Walking along the edge of a frozen beach, I reached the point of no return. At 8 degrees Fahrenheit, shivering from the cold, I watched as chunks of ice danced with the rhythm of the waves at 10:30 in the morning. I stopped before the path leading to the Montrose Harbor Lighthouse, motionless, as I admired the scenic beauty of the port and its icy surface.
As I made my way back along the trail, I noticed shapes I had previously overlooked. Carved into the limestone blocks that frame the beach dunes were the silhouettes of Monty and Rose—two small piping plovers that, despite Chicago’s harsh climate, had chosen to nest on that beach for several years.

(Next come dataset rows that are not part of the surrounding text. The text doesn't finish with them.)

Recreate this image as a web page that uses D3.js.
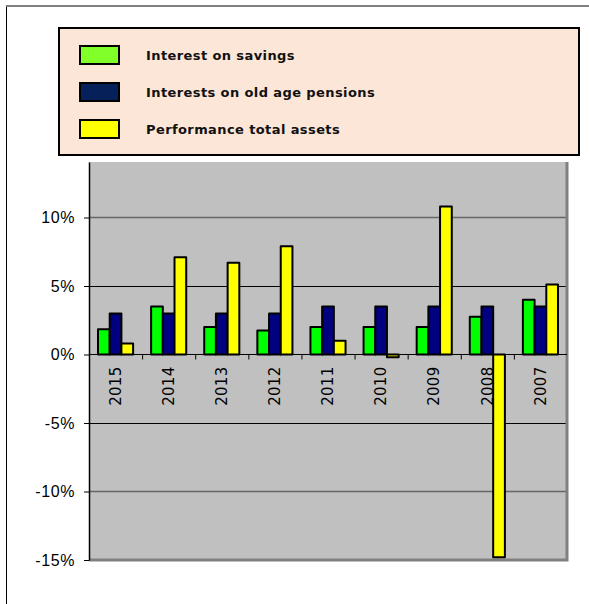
<!DOCTYPE html>
<html lang="en">
<head>
  <meta charset="UTF-8">
  <title>Interest and performance</title>
  <style>
  body { margin: 0; background: #fff; }
  svg { display: block; font-family: "DejaVu Sans", Verdana, sans-serif; }
  .legend text { font-size: 13px; font-weight: bold; fill: #111; letter-spacing: 0.4px; }
  .yaxis text { font-size: 16px; fill: #000; letter-spacing: 0.6px; }
  .xlabel { font-size: 15px; fill: #000; letter-spacing: 0.3px; }
  </style>
</head>
<body>
  <svg></svg>
  <script src="https://d3js.org/d3.v7.min.js"></script>
  <script>

  var years = ['2015', '2014', '2013', '2012', '2011', '2010', '2009', '2008', '2007'];
  var savings = [1.85, 3.5, 2.0, 1.75, 2.0, 2.0, 2.0, 2.75, 4.0];
  var pensions = [3.0, 3.0, 3.0, 3.0, 3.5, 3.5, 3.5, 3.5, 3.5];
  var assets = [0.8, 7.1, 6.7, 7.9, 1.0, -0.2, 10.8, -14.8, 5.1];
  var yTicks = [10, 5, 0, -5, -10, -15];

  var seriesNames = ['Interest on savings', 'Interests on old age pensions', 'Performance total assets'];
  var barColors = ['#00ff00', '#000080', '#ffff00'];
  var legendColors = ['#80ff28', '#06205a', '#ffff00'];
  var seriesValues = [savings, pensions, assets];

  var width = 589, height = 604;
  var svg = d3.select('svg').attr('width', width).attr('height', height);

  // outer frame (top + left only)
  svg.append('line').attr('x1', 6).attr('x2', width).attr('y1', 6).attr('y2', 6)
     .attr('stroke', '#808080').attr('stroke-width', 2);
  svg.append('line').attr('x1', 6.5).attr('x2', 6.5).attr('y1', 7).attr('y2', height)
     .attr('stroke', '#000').attr('stroke-width', 1);

  // legend
  var legend = svg.append('g').attr('class', 'legend');
  legend.append('rect')
        .attr('x', 59).attr('y', 28).attr('width', 520).attr('height', 127)
        .attr('fill', '#fce6d8').attr('stroke', '#000').attr('stroke-width', 2);

  var items = legend.selectAll('g.item')
    .data(seriesNames)
    .enter()
    .append('g')
    .attr('class', 'item')
    .attr('transform', function (d, i) { return 'translate(0,' + (55 + i * 37) + ')'; });

  items.append('rect')
       .attr('x', 80).attr('y', -9).attr('width', 39).attr('height', 18)
       .attr('fill', function (d, i) { return legendColors[i]; })
       .attr('stroke', '#000').attr('stroke-width', 2);

  items.append('text')
       .attr('x', 146).attr('dy', '0.35em')
       .text(function (d) { return d; });

  // plot area
  var plot = { left: 89, right: 567, top: 162, bottom: 560 };

  var x = d3.scaleBand().domain(years).range([plot.left, plot.right]).paddingInner(0).paddingOuter(0);
  var inner = d3.scaleBand().domain([0, 1, 2]).range([0, x.bandwidth()]).paddingOuter(0.77).paddingInner(0);
  var y = d3.scaleLinear().domain([-15, 14.05]).range([plot.bottom, plot.top]);

  svg.append('rect')
     .attr('x', plot.left).attr('y', plot.top)
     .attr('width', plot.right - plot.left).attr('height', plot.bottom - plot.top)
     .attr('fill', '#c0c0c0');

  // gridlines
  svg.append('g')
     .selectAll('line')
     .data(yTicks.filter(function (t) { return t !== 0 && t !== -15; }))
     .enter()
     .append('line')
     .attr('x1', plot.left).attr('x2', plot.right)
     .attr('y1', function (d) { return Math.round(y(d)) + 0.5; })
     .attr('y2', function (d) { return Math.round(y(d)) + 0.5; })
     .attr('stroke', function (d) { return Math.abs(d) === 10 ? '#666' : '#000'; })
     .attr('stroke-width', function (d) { return Math.abs(d) === 10 ? 1.5 : 1; });

  // right and bottom border
  svg.append('path')
     .attr('d', 'M' + plot.right + ',' + plot.top + 'V' + plot.bottom + 'H' + plot.left)
     .attr('fill', 'none').attr('stroke', '#808080').attr('stroke-width', 3);

  // bars
  var groups = svg.append('g')
    .selectAll('g')
    .data(years)
    .enter()
    .append('g')
    .attr('transform', function (d) { return 'translate(' + x(d) + ',0)'; });

  groups.selectAll('rect')
    .data(function (d, i) { return seriesValues.map(function (s, k) { return { k: k, v: s[i] }; }); })
    .enter()
    .append('rect')
    .attr('x', function (d) { return inner(d.k); })
    .attr('width', inner.bandwidth())
    .attr('y', function (d) { return y(Math.max(0, d.v)); })
    .attr('height', function (d) { return Math.abs(y(d.v) - y(0)); })
    .attr('fill', function (d) { return barColors[d.k]; })
    .attr('stroke', '#000')
    .attr('stroke-width', 2)
    .attr('stroke-linejoin', 'round');

  // zero line with category ticks
  var xAxis = svg.append('g').attr('transform', 'translate(0,' + y(0) + ')');
  xAxis.append('line').attr('x1', plot.left).attr('x2', plot.right)
       .attr('stroke', '#000').attr('stroke-width', 1);
  xAxis.selectAll('line.tick')
       .data(years.slice(1))
       .enter()
       .append('line')
       .attr('class', 'tick')
       .attr('x1', function (d) { return x(d) + 0.5; })
       .attr('x2', function (d) { return x(d) + 0.5; })
       .attr('y1', 0).attr('y2', 5)
       .attr('stroke', '#000');

  xAxis.selectAll('text')
       .data(years)
       .enter()
       .append('text')
       .attr('class', 'xlabel')
       .attr('transform', function (d) {
         return 'translate(' + (x(d) + x.bandwidth() / 2) + ',12)rotate(-90)';
       })
       .attr('text-anchor', 'end')
       .attr('dy', '0.35em')
       .text(function (d) { return d; });

  // y axis
  var yAxis = svg.append('g')
     .attr('class', 'yaxis')
     .attr('transform', 'translate(' + plot.left + ',0)')
     .call(d3.axisLeft(y).tickValues(yTicks).tickSize(5).tickSizeOuter(0)
       .tickFormat(function (d) { return d + '%'; }));
  yAxis.select('.domain').attr('stroke', '#000').attr('stroke-width', 1.5);
  yAxis.selectAll('.tick text').attr('x', -14).attr('fill', '#000');
  yAxis.selectAll('.tick line').attr('stroke', '#000');

  </script>
</body>
</html>
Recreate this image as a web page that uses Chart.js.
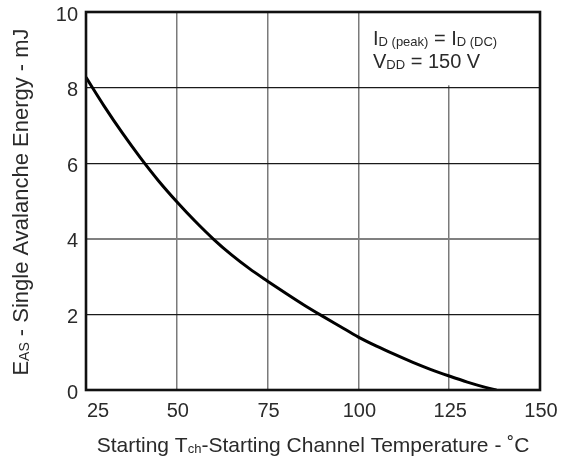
<!DOCTYPE html>
<html>
<head>
<meta charset="utf-8">
<script src="https://cdn.jsdelivr.net/npm/chart.js@4"></script>
<style>
  html, body { margin: 0; padding: 0; background: #fff; }
  #wrap { width: 565px; height: 461px; }
</style>
</head>
<body>
<div id="wrap"><canvas id="easChart" width="565" height="461"></canvas></div>
<script>
// values
const temps = [25, 30, 35, 40, 45, 50, 55, 60, 65, 70, 75, 80, 85, 90, 95, 100, 105, 110, 115, 120, 125, 130, 135, 138];
const energy = [8.27, 7.51, 6.8, 6.14, 5.53, 4.98, 4.47, 4.0, 3.58, 3.21, 2.88, 2.56, 2.25, 1.96, 1.68, 1.4, 1.16, 0.94, 0.73, 0.54, 0.37, 0.21, 0.07, 0];
const xTicks = [25, 50, 75, 100, 125, 150];
const yTicks = [0, 2, 4, 6, 8, 10];

const FONT = '"Liberation Sans", Arial, sans-serif';
const TEXT = "#2a2a2a";

// draw a run of [text, size, dy] pieces starting at x
function drawRuns(ctx, runs, x, y) {
    runs.forEach(r => {
        ctx.font = r[1] + "px " + FONT;
        ctx.fillText(r[0], x, y + (r[2] || 0));
        x += ctx.measureText(r[0]).width;
    });
}
function runsWidth(ctx, runs) {
    let w = 0;
    runs.forEach(r => {
        ctx.font = r[1] + "px " + FONT;
        w += ctx.measureText(r[0]).width;
    });
    return w;
}

const textPlugin = {
    id: "textPlugin",
    beforeDatasetsDraw(chart) {
        const ctx = chart.ctx;
        const xs = chart.scales.x, ys = chart.scales.y;
        // white box behind the conditions note
        ctx.save();
        ctx.fillStyle = "#fff";
        const bx = xs.getPixelForValue(101.5), by = ys.getPixelForValue(8.06);
        ctx.fillRect(bx, chart.chartArea.top + 1, chart.chartArea.right - bx - 1, by - chart.chartArea.top - 1);
        ctx.restore();
    },
    afterDraw(chart) {
        const ctx = chart.ctx;
        const area = chart.chartArea;
        const xs = chart.scales.x, ys = chart.scales.y;
        ctx.save();
        // frame
        ctx.strokeStyle = "#111";
        ctx.lineWidth = 2.6;
        ctx.strokeRect(area.left, area.top, area.right - area.left, area.bottom - area.top);

        ctx.fillStyle = TEXT;
        ctx.textBaseline = "alphabetic";

        // y tick labels
        ctx.font = "20px " + FONT;
        ctx.textAlign = "right";
        yTicks.forEach(v => ctx.fillText(String(v), area.left - 8, ys.getPixelForValue(v) + 8.5));

        // x tick labels (first one sits to the right of its tick)
        xTicks.forEach((v, i) => {
            const px = xs.getPixelForValue(v);
            ctx.textAlign = i === 0 ? "left" : "center";
            ctx.fillText(String(v), i === 0 ? px + 1 : px + 1, area.bottom + 27);
        });

        // x axis title
        ctx.textAlign = "left";
        const xTitle = [["Starting T", 21], ["ch", 13, 1], ["-Starting Channel Temperature - \u02DAC", 21]];
        const xw = runsWidth(ctx, xTitle);
        drawRuns(ctx, xTitle, 313 - xw / 2, 452);

        // y axis title
        const yTitle = [["E", 22], ["AS", 14, 1], [" - Single Avalanche Energy - mJ", 22]];
        ctx.save();
        ctx.translate(28, 202);
        ctx.rotate(-Math.PI / 2);
        const yw = runsWidth(ctx, yTitle);
        drawRuns(ctx, yTitle, -yw / 2, 0);
        ctx.restore();

        // conditions note
        const nx = 373;
        drawRuns(ctx, [["I", 20], ["D (peak)", 13, 1], [" = ", 20], ["I", 20], ["D (DC)", 13, 1]], nx, 45);
        drawRuns(ctx, [["V", 20], ["DD", 13, 1], [" = 150 V", 20]], nx, 67.5);
        ctx.restore();
    }
};

const ctx = document.getElementById("easChart").getContext("2d");
new Chart(ctx, {
    type: "line",
    data: {
        datasets: [{
            label: "EAS",
            data: temps.map((t, i) => ({ x: t, y: energy[i] })),
            borderColor: "#000",
            borderWidth: 3,
            pointRadius: 0,
            fill: false,
            cubicInterpolationMode: "monotone"
        }]
    },
    options: {
        responsive: false,
        animation: false,
        layout: { padding: { left: 86, right: 25, top: 12, bottom: 71 } },
        plugins: {
            legend: { display: false },
            tooltip: { enabled: false }
        },
        scales: {
            x: {
                type: "linear",
                min: 25,
                max: 150,
                ticks: { display: false, stepSize: 25 },
                border: { display: false },
                grid: {
                    color: "#7a7a7a",
                    lineWidth: 1.5,
                    drawTicks: false
                }
            },
            y: {
                min: 0,
                max: 10,
                ticks: { display: false, stepSize: 2 },
                border: { display: false },
                grid: {
                    color: c => (c.tick && c.tick.value === 4 ? "#808080" : "#1a1a1a"),
                    lineWidth: c => (c.tick && c.tick.value === 4 ? 2 : 1.2),
                    drawTicks: false
                }
            }
        }
    },
    plugins: [textPlugin]
});
</script>
</body>
</html>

As I looked at them, two words echoed in my mind: time and memory. Are they symbols of hope and resilience? No—they are much more. Monty and Rose chose to nest in a place where no piping plovers had dared to return in over fifty years. Waiting and resilience became the perfect formula to leave, after raising their chicks, an indelible mark of time and memory in the sand. But fate was unforgiving: not long after, Monty died, and Rose never returned to walk that beach again.
Something as fragile as life—and generations of hatched chicks—endures in a winter landscape that stretches like a spotless mantle, erasing the traces of the past while simultaneously preserving their fleeting imprint. Each falling snowflake seems to whisper secrets of time, leaving delicate marks on a vast white canvas where memory fuses with the present moment.
Today I think that this silent, frozen space transforms, with the passage of time, into an almost tangible dimension, a sigh that slips between the folds of existence. Those engravings in the limestone become a fragile reminder of who we were: intense moments, decisions that dissolve with the breeze, fragments of memory that refuse to be forgotten. Like a dark night or the vast sea, every trace in the snow evokes the duality of existence: the fleeting nature of the moment and the persistence of what was lived.
At times, memory may feel as cold as that winter beach, merciless in the face of passing time. Yet in the warmth of summer, it becomes a refuge—a place where emotions and experiences intertwine, weaving a personal narrative that defies the relentless eruption of days.
It is a play of light and shadow, where past and present meet—revealing each memory, even as it fades into whiteness, and leaving an echo that shapes our being until the end. This ephemeral landscape invites us to reflect on the past that dissolves and the future that glimmers in every flicker of light. Memory is the indelible trace the soul leaves on the path of time, just like the figures of Monty and Rose etched into the limestone.
And so, in every snow-drawn line lies the promise of a tomorrow and the reverence for what once was—inviting us to walk with the awareness that time, in its endless dance, is also the guardian of our most intimate memories.